Sin is, he argues, the misunderstood element common to all mankind that begins to make sense of pain. In our modern world it’s become a term bolted onto products when advertisers want to make them seem naughty but nice. It’s the language of sex and chocolate, of ‘yummy naughtiness.’ So when Christians talk about ‘sin’, it’s lost its full and horrific meaning. Hence Spufford opts for his own phrase, the Human Propensity to F*** Things up. And he works hard to establish the fact that all of us, in our different ways, are riddled with that propensity. I found his way of defining the universality of sin to be fresh:

What we have to rely on, to tell whether something is part of HPtFtu or not, is more like a family resemblance. We define it by our familiarity with examples, we name it as what the examples have in common, as if we were defining ‘yellowness’ as the thing that a JCB shares with a mustard pot. In the same way, we come to see, HPtFtu is what flying a plane into a skyscraper has in common with persecuting the fat kid with zits. It’s what doing crystal meth has in common with having an affair with someone you don’t even like […] Little, large, venial, deadly, in hot blood or in cold blood, done actively or allowed to happen through negligence – there’s a look the instances of HPtFtu have in common, elusive to summarise but unmistakeable when seen. (pp. 48-49).

His chapter-long retelling of the story of Jesus was masterful, with an especially interesting way of expressing how godness and humanity come together in the God-Man. I appreciated his portrayal of the daily Christian life with its combination of doubt, repetition, discipline and habit-building, which “curiously is not the enemy of spontaneity, but maybe even its enabler […] it somehow helps keep the door ajar though which He may come.” (p. 208)

There are some bits I wasn’t convinced by at all. His description of how he has encountered and experienced God was beautifully written, but so abstract that I ultimately felt it failed to hit the mark. Maybe others will feel differently. It is, after all, quite personal and thus hard to put into words in a manner that will ‘click’ for every reader.

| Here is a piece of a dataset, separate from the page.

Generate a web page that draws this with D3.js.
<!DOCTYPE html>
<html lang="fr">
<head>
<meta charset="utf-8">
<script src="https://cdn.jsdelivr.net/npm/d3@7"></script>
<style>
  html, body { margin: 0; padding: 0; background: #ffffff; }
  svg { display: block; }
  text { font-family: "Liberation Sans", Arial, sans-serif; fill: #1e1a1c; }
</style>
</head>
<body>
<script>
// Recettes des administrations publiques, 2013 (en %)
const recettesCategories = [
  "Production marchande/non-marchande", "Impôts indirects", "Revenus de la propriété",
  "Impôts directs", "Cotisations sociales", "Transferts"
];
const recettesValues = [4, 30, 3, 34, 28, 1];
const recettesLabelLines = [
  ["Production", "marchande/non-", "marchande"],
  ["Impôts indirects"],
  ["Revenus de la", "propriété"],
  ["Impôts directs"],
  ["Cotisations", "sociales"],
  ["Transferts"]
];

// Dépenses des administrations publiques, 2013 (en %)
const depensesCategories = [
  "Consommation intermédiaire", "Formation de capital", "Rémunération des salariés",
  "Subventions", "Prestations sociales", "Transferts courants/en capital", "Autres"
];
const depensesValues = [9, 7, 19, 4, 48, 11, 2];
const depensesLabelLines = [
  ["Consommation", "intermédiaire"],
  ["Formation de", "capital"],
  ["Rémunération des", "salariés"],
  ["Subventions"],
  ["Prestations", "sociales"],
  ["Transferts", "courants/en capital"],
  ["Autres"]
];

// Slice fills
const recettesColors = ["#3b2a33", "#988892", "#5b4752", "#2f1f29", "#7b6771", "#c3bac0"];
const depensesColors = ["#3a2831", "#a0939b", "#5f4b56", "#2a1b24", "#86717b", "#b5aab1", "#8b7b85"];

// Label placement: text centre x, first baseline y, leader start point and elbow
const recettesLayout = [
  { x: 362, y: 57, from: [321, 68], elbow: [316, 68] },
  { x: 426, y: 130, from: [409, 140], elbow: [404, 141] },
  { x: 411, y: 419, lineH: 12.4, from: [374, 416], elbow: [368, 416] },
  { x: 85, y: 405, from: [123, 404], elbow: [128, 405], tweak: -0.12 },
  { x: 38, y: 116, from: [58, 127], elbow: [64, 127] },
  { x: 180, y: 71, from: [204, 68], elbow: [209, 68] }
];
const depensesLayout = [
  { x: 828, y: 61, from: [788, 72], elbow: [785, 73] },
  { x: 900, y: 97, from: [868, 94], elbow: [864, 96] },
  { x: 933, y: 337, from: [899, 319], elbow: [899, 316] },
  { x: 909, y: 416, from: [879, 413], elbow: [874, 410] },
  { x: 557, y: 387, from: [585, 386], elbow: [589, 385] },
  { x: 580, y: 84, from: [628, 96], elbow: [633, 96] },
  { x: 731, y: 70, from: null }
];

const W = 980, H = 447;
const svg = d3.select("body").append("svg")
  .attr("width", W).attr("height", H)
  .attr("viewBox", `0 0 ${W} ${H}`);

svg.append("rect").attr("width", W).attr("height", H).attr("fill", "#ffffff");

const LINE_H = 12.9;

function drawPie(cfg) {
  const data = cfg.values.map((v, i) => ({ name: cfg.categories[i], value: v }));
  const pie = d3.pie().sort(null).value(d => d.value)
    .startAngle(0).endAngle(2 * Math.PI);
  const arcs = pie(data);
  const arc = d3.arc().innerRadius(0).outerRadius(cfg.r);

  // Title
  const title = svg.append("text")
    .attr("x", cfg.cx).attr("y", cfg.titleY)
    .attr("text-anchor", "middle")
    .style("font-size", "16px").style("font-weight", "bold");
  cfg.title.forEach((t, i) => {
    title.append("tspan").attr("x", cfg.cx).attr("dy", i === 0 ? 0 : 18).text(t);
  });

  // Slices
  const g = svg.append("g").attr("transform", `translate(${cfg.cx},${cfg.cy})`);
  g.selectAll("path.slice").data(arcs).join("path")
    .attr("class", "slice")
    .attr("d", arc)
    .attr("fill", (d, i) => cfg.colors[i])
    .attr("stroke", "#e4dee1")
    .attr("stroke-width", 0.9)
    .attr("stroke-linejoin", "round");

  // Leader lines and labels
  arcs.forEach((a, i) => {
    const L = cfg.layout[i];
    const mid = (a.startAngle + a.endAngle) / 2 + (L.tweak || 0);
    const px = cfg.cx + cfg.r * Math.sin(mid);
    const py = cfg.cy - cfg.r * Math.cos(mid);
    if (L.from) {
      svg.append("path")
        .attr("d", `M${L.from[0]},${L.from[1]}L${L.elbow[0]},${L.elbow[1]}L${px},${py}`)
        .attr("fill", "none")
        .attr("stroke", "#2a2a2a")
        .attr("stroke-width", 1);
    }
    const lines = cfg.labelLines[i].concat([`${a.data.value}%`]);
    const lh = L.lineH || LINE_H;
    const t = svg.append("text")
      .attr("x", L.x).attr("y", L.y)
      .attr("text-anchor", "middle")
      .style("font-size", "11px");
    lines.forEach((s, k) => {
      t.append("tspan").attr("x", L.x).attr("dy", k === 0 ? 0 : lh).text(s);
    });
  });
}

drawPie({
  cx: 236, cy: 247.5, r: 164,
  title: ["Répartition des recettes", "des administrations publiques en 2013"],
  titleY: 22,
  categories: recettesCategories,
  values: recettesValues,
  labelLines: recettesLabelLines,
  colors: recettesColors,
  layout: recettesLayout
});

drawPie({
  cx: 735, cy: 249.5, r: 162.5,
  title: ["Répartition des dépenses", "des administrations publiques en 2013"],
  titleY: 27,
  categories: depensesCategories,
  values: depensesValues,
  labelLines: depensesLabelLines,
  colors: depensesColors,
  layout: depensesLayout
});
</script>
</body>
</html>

Some of his throw-away lines about God not speaking and rarely intervening disappointed the charismatic part of me. His insistence in chapter one that God doesn’t micromanage (which would make Him an immoral scumbag) jarred with his later argument that “the God of everything must sustain tapeworms, necrotising bacteria that reduce flesh to a puddle of pus, and parasitic wasps as they eat their way out of their hosts. Any cell that divides in any organism must be doing so in the radiance of the universal attention” (p. 81) such that when he argues that God is “pretty damn remote, withdrawn from the whole thing as a condition of it existing at all – [but] He still bears a maker’s responsibility for what goes on inside it” (p. 88) I couldn’t help but wonder if his God is a little more deistic than Christian.

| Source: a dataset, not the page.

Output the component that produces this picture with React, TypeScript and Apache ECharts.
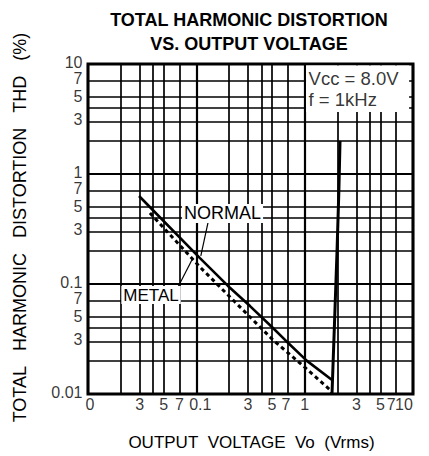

He disbelieves in an afterlife. Heaven is dismissed briefly, and hell sneeringly, condescendingly and with the air of someone who thinks he’s doing mankind a service through his pick and choose hermeneutics: “Crazy avant-gardists that we are, we went ahead and decided to do without it some time ago […] I promise this is really true. No more hell! It’s official!” (p. 181-182).

Those gripes aside, this book has caused me to look at tired arguments with fresh eyes, and also to rethink the place that doubting and pain have in leading people to a relationship with God that is not only rationally but emotionally satisfying. Some reviewers have bemoaned the lack of rational arguments, saying that Spufford rejects logic-based approaches to faith. In reality he doesn’t – though he is sceptical about the degree to which we can know certain things about God – that’s just not what he’s doing here. This is more about heart than head. He’s the Pascal to the Aquinas. This is a well-thought through attempt to bring God-talk into everyday language and to provide a model for speaking about what it feels like to believe in God, without sounding trite. And by and large I think he succeeds.